** BEGIN Recorded information **

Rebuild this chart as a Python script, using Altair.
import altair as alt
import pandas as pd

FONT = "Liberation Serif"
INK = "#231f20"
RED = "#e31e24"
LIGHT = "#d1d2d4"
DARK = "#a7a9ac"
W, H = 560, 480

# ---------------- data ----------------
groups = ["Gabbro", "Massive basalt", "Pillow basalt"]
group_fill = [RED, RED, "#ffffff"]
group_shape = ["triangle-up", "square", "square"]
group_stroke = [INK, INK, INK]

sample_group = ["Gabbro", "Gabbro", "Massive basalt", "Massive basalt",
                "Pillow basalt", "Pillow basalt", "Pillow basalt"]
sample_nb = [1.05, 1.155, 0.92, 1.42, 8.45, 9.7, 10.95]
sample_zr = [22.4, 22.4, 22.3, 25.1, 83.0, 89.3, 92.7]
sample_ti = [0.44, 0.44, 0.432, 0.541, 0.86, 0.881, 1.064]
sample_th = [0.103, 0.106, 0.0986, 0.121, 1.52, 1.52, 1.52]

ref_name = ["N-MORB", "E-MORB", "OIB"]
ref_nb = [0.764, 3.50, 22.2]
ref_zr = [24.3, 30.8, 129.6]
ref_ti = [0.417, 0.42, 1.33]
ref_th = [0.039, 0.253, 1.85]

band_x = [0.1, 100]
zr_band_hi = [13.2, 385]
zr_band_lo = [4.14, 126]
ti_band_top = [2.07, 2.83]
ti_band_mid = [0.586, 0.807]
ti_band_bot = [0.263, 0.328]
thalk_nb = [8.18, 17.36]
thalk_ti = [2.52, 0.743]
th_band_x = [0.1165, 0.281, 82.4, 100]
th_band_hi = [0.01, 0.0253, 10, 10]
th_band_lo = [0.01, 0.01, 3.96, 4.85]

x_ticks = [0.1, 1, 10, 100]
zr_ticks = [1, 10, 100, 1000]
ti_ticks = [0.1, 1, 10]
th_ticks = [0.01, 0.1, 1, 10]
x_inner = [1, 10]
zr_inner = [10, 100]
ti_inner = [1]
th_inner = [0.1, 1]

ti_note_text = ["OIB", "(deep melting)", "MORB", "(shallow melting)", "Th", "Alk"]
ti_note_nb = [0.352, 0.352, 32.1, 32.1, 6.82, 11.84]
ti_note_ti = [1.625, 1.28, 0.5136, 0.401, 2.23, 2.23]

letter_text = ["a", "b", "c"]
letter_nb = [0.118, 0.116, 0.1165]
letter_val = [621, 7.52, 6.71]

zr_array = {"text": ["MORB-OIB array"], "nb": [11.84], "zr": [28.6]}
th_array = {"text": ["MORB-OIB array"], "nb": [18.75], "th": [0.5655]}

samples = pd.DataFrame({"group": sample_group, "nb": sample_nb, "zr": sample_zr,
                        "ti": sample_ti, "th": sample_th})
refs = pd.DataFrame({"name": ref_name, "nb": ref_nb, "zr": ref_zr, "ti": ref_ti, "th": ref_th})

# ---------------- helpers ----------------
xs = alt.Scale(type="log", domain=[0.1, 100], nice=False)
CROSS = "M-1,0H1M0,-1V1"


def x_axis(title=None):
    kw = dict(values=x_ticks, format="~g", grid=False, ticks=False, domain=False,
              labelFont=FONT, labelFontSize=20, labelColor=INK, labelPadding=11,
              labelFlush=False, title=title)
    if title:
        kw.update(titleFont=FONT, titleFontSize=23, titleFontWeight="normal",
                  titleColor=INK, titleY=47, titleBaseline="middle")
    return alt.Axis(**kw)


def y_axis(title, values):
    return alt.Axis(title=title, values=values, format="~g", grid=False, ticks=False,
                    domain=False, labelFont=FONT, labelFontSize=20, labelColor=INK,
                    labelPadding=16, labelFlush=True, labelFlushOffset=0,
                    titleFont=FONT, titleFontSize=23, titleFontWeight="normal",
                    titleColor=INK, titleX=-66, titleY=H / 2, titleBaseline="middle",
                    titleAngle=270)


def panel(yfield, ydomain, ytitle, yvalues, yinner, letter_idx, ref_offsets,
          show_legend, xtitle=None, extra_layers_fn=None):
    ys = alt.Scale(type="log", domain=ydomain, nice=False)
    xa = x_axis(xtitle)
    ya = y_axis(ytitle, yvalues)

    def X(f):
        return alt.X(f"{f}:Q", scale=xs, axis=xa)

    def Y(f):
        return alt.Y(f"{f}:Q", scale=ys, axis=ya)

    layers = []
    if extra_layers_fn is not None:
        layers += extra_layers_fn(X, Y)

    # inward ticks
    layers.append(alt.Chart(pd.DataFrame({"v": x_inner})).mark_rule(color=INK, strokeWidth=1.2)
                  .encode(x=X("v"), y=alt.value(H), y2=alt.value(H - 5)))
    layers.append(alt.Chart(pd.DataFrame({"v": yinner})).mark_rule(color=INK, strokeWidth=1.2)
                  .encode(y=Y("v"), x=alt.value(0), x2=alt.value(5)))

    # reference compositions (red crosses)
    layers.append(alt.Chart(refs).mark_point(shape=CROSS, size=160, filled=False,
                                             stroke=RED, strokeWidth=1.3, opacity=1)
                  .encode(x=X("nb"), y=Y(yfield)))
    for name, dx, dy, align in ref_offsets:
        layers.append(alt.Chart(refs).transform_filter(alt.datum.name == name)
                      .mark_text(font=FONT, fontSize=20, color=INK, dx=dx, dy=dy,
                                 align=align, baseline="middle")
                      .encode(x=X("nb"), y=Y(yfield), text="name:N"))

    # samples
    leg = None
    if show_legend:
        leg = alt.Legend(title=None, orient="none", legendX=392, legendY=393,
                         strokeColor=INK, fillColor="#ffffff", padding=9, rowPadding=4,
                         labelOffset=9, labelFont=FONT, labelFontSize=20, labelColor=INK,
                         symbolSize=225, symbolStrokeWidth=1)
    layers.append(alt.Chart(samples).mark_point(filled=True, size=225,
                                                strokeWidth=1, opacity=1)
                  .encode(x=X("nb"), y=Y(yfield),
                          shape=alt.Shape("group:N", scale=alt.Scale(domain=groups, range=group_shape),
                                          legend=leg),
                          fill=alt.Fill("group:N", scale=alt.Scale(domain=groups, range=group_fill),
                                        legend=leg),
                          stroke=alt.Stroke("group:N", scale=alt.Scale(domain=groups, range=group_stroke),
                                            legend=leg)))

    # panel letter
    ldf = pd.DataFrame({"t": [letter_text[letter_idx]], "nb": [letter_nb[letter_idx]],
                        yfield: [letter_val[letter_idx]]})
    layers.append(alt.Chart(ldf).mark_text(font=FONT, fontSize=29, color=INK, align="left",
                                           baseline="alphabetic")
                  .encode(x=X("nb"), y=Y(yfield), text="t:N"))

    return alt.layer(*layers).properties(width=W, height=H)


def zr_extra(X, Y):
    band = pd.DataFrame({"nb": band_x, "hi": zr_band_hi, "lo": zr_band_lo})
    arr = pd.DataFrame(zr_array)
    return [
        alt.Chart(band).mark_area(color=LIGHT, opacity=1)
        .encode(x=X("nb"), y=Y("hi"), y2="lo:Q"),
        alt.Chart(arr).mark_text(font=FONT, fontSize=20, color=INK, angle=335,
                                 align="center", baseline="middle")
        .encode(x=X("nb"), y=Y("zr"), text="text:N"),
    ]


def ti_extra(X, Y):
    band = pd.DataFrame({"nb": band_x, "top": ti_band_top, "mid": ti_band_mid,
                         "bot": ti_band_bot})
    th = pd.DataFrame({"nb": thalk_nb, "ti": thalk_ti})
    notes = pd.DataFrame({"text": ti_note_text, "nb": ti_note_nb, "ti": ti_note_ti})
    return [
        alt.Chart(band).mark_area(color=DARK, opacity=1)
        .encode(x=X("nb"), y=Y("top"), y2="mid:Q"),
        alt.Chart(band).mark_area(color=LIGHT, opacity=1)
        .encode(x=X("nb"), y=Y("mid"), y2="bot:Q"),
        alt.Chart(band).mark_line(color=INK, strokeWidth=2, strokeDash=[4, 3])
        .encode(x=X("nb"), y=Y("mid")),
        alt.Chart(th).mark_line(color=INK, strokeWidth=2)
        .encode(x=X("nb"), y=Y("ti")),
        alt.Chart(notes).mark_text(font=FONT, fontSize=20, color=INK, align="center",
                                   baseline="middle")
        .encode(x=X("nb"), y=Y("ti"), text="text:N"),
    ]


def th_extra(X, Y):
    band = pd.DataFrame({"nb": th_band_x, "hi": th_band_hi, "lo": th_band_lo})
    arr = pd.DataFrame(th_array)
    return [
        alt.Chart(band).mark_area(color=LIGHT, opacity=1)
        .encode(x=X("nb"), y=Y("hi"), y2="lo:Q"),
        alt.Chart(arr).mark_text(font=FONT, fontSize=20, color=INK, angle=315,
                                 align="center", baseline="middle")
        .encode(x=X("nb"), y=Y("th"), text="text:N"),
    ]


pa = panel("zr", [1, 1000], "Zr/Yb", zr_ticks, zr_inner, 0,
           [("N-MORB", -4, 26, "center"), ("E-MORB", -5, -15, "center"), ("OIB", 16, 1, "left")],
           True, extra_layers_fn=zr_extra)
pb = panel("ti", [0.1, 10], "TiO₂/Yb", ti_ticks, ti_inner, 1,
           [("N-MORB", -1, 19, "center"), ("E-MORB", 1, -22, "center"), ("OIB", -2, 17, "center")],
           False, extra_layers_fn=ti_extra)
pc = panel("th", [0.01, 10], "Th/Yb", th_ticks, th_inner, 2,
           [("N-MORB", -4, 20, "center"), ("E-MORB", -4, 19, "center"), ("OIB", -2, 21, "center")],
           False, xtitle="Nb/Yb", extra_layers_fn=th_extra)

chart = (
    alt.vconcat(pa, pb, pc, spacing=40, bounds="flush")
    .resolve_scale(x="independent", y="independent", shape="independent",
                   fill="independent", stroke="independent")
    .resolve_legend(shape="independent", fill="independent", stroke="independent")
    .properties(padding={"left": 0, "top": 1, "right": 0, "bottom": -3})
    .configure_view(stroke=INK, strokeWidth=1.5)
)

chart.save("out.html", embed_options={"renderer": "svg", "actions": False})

** END Recorded information **

Instructions to follow » Copy out the listing above, line by line and exactly, from its first line to the line holding "ref_th = [0.039, 0.253, 1.85]", inclusive.

Exercise response »
Rebuild this chart as a Python script, using Altair.
import altair as alt
import pandas as pd

FONT = "Liberation Serif"
INK = "#231f20"
RED = "#e31e24"
LIGHT = "#d1d2d4"
DARK = "#a7a9ac"
W, H = 560, 480

# ---------------- data ----------------
groups = ["Gabbro", "Massive basalt", "Pillow basalt"]
group_fill = [RED, RED, "#ffffff"]
group_shape = ["triangle-up", "square", "square"]
group_stroke = [INK, INK, INK]

sample_group = ["Gabbro", "Gabbro", "Massive basalt", "Massive basalt",
                "Pillow basalt", "Pillow basalt", "Pillow basalt"]
sample_nb = [1.05, 1.155, 0.92, 1.42, 8.45, 9.7, 10.95]
sample_zr = [22.4, 22.4, 22.3, 25.1, 83.0, 89.3, 92.7]
sample_ti = [0.44, 0.44, 0.432, 0.541, 0.86, 0.881, 1.064]
sample_th = [0.103, 0.106, 0.0986, 0.121, 1.52, 1.52, 1.52]

ref_name = ["N-MORB", "E-MORB", "OIB"]
ref_nb = [0.764, 3.50, 22.2]
ref_zr = [24.3, 30.8, 129.6]
ref_ti = [0.417, 0.42, 1.33]
ref_th = [0.039, 0.253, 1.85]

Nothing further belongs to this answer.